While the EU adoption vehicle is the European Clean Hydrogen Alliance, there are others including Hydrogen Europe, a coalition of hydrogen producers, users and vehicle makers seeking to explore and exploit market avenues in a variety of transport areas such as regular delivery runs by trucks.

Toyota’s equivalent is the strangely named Hydrogen Factory, not a refinery with hissing pipes, but a business unit dedicated to push forward the introduction of hydrogen fuel.

“We’re not actually making hydrogen,” explains Thiebault Paquet, the vice-president of Hydrogen Factory (Europe), “but we are overseeing Toyota’s hydrogen rollout in Europe. As well as providing the technology, we’re also acting as a sort of introduction agency where we introduce potential partners to each other.

“This is a technology which we will not be giving up on,” he adds.

Toyota is already talking to potential users including its own factories, which in Europe are responsible for up to 2,000 truck movements a day – Burnaston in Derby has 20 deliveries a day.

Olympic opportunity

There are currently about 3,350 fuel cell vehicles in operation in Europe, but the numbers are rising. Paris currently has 600 Mirai taxi cabs, with plans to double that number for this summer’s Olympic Games along with buses, trucks and vans. “There will be the legacy,” says Paquet. Hamburg in Germany also has a massive Mirai cab population.
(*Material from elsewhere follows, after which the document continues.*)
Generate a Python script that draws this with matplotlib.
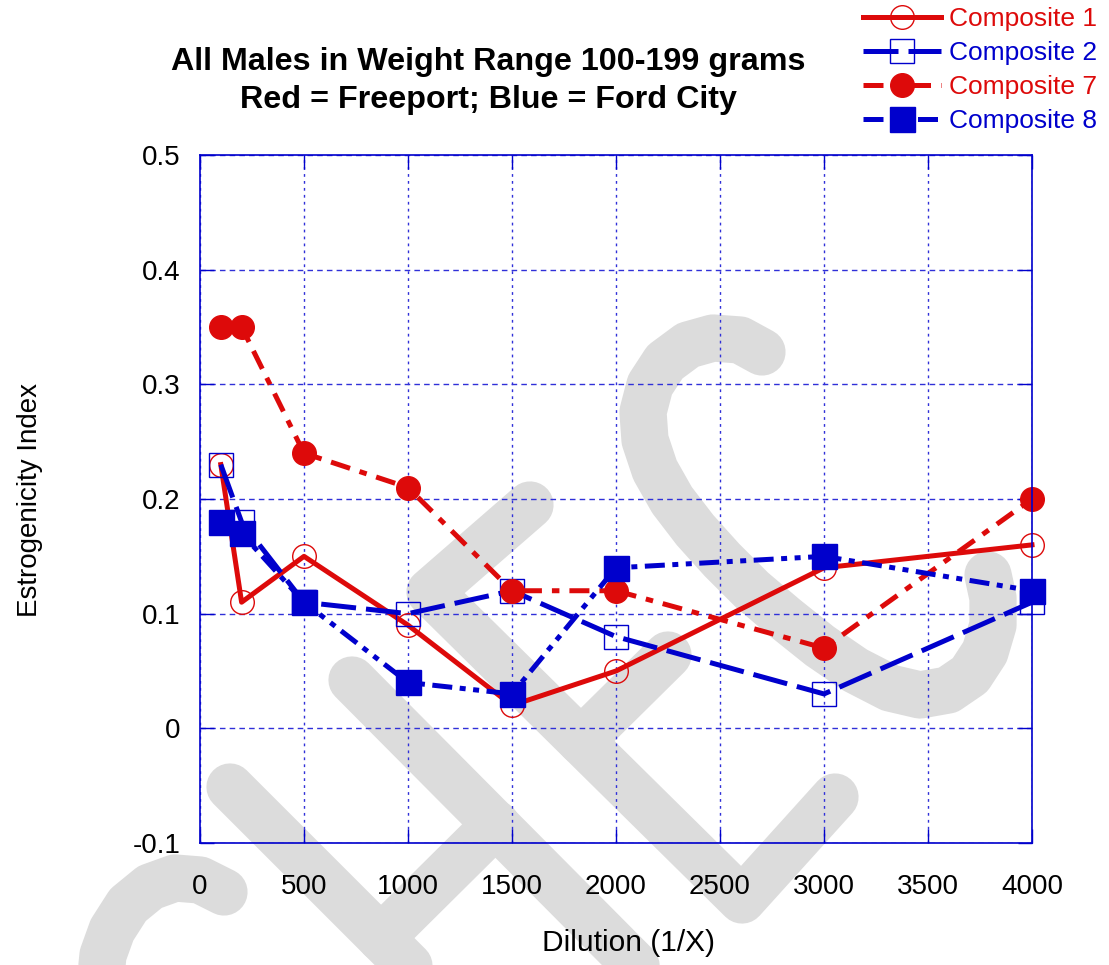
import matplotlib
matplotlib.use('Agg')
import matplotlib.pyplot as plt

plt.rcParams['font.family'] = ['Liberation Sans', 'DejaVu Sans']

# data
dilution = [100, 200, 500, 1000, 1500, 2000, 3000, 4000]
comp1 = [0.23, 0.11, 0.15, 0.09, 0.02, 0.05, 0.14, 0.16]
comp2 = [0.23, 0.18, 0.11, 0.10, 0.12, 0.08, 0.03, 0.11]
comp7 = [0.35, 0.35, 0.24, 0.21, 0.12, 0.12, 0.07, 0.20]
comp8 = [0.18, 0.17, 0.11, 0.04, 0.03, 0.14, 0.15, 0.12]

xticks = [0, 500, 1000, 1500, 2000, 2500, 3000, 3500, 4000]
yticks = [-0.1, 0, 0.1, 0.2, 0.3, 0.4, 0.5]
ytick_labels = ['-0.1', '0', '0.1', '0.2', '0.3', '0.4', '0.5']

RED = '#dd0a0a'
BLUE = '#0000cc'
GRID = '#3030d8'
WM = '#dcdcdc'

# background watermark strokes (pixel coords of the figure)
wm_strokes = [
    # S
    [(762, 352), (740, 340), (713, 338), (688, 345), (665, 362), (650, 385),
     (643, 412), (645, 440), (655, 470), (672, 500), (695, 530), (722, 560),
     (752, 590), (785, 618), (820, 646), (855, 670), (890, 688), (920, 695),
     (948, 690), (970, 675), (985, 652), (993, 625), (993, 598), (988, 575)],
    # E
    [(530, 505), (430, 592), (742, 900), (835, 797)],
    [(581, 741), (668, 655)],
    # H
    [(352, 680), (660, 990)],
    [(230, 787), (430, 987)],
    [(381, 938), (496, 824)],
    # C
    [(224, 892), (200, 880), (175, 878), (150, 887), (128, 905), (112, 930),
     (103, 955), (100, 985)],
]

fig = plt.figure(figsize=(11.09, 9.65), dpi=100)

bg = fig.add_axes([0, 0, 1, 1], zorder=0)
bg.set_xlim(0, 1109)
bg.set_ylim(965, 0)
bg.axis('off')
for pts in wm_strokes:
    xs, ys = zip(*pts)
    bg.plot(xs, ys, color=WM, lw=34, solid_capstyle='round', solid_joinstyle='round')

ax = fig.add_axes([200 / 1109, 122 / 965, 832 / 1109, 688 / 965], zorder=1)
ax.set_facecolor('none')

lw = 3.6
ax.plot(dilution, comp1, color=RED, lw=lw, ls='-', marker='o', ms=17,
        mfc='none', mec=RED, mew=1, label='Composite 1', clip_on=False)
ax.plot(dilution, comp2, color=BLUE, lw=lw, ls=(0, (7, 2)), marker='s', ms=17,
        mfc='none', mec=BLUE, mew=1, label='Composite 2', clip_on=False)
ax.plot(dilution, comp7, color=RED, lw=lw, ls=(0, (4, 2, 1.5, 2)), marker='o', ms=17,
        mfc=RED, mec=RED, label='Composite 7', clip_on=False)
ax.plot(dilution, comp8, color=BLUE, lw=lw, ls=(0, (4, 1.5, 1.2, 1.5, 1.2, 1.5)), marker='s', ms=18,
        mfc=BLUE, mec=BLUE, label='Composite 8', clip_on=False)

ax.set_xlim(0, 4000)
ax.set_ylim(-0.1, 0.5)
ax.set_xticks(xticks)
ax.set_yticks(yticks)
ax.set_yticklabels(ytick_labels)

ax.xaxis.grid(True, color=GRID, lw=1, linestyle=(0, (2, 3)))
ax.yaxis.grid(True, color=GRID, lw=1, linestyle=(0, (4, 3)))

ax.tick_params(direction='in', length=10, width=1, color=BLUE, top=True, right=True,
               labelsize=20, labelcolor='black')
ax.tick_params(axis='x', pad=22)
ax.tick_params(axis='y', pad=14)
for s in ax.spines.values():
    s.set_color(BLUE)
    s.set_linewidth(1.2)

fig.text(488 / 1109, 1 - 62 / 965, 'All Males in Weight Range 100-199 grams',
         ha='center', va='center', fontsize=23.2, fontweight='bold')
fig.text(488 / 1109, 1 - 100 / 965, 'Red = Freeport; Blue = Ford City',
         ha='center', va='center', fontsize=23.2, fontweight='bold')
fig.text(30 / 1109, 1 - 500 / 965, 'Estrogenicity Index', rotation=90,
         ha='center', va='center', fontsize=20)
fig.text(628 / 1109, 1 - 943 / 965, 'Dilution (1/X)', ha='center', va='center', fontsize=21.5)

ax.legend(loc='upper right', bbox_to_anchor=(1097 / 1109, 1 - 7 / 965),
          bbox_transform=fig.transFigure, frameon=False, handlelength=2.95,
          handletextpad=0.3, labelspacing=0.38, borderpad=0, borderaxespad=0,
          fontsize=19, labelcolor='linecolor', numpoints=1)

fig.savefig('out.png', dpi=100)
The estimate of the number of hydrogen filling stations that will be in operation by 2030 differs, but Paquet says it must be realistic or the operators won’t make a return. “Estimates differ from 1,200 to 450, with 650 being a good useable number,” he says.

And as for the Hilux? Well, with large construction sites such as the Lower Thames crossing going for zero emissions power with green hydrogen, if you want to access the site with your tools this is just the ticket. As I learned from my drive of the JCB hydrogen van, operators are fed up with being accused of greenwashing due to charging their machinery with diesel-fuelled generators. They need sensible, sustainable solutions to working vehicles which don’t depend on an unreliable battery recharging network.

I wouldn’t hold your breath quite yet, but this Hilux pickup could well be at least part of the future.